We look for data that shows where users have problems. We eliminate these little friction points, we signpost where next, we deliver on those little promises to the user. Which means fewer people drop out at each stage, fewer people are coming back frustrated and the result is more happier users who successfully find your business as the solution they needed.
More happy users, buying or applying or enquiring or signing up more easily, more chances for positive word of mouth. More users in the database, lower acquisition costs, more control over how user’s experience the brand.

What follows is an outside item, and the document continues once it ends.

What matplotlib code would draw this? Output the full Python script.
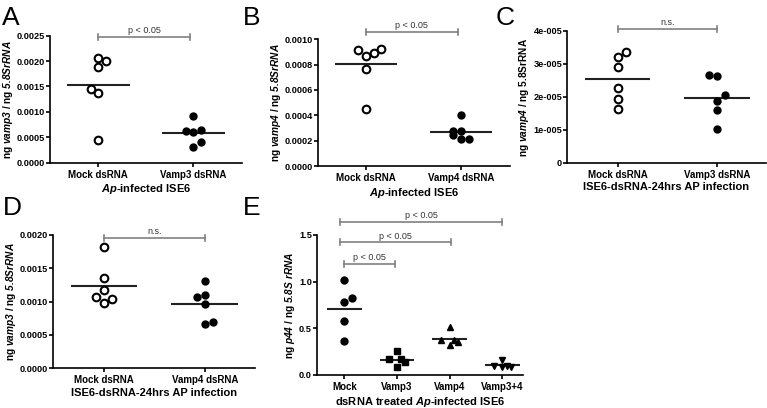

What if it still Doesn’t Work?
If by that point they are not a “Conversion Believer”, if they cannot see the value in learning how to better match their users to their solution. Then I am not a believer in their business or their desire to improve the site for the end user. Which means they will probably be in a self-fulfilling cycle. Conversion Optimisation will not work for them, as they don’t believe in the core values and approach that makes it work
And in that scenario, I will not work for them either. And sometimes that is the best way to handle confirmed non-Believers; I turn down the revenue opportunity and wish them luck with their approach.”
Thank you Tim for taking the time to be interviewed on Conversion Elite. We look forward to seeing you on July 6th.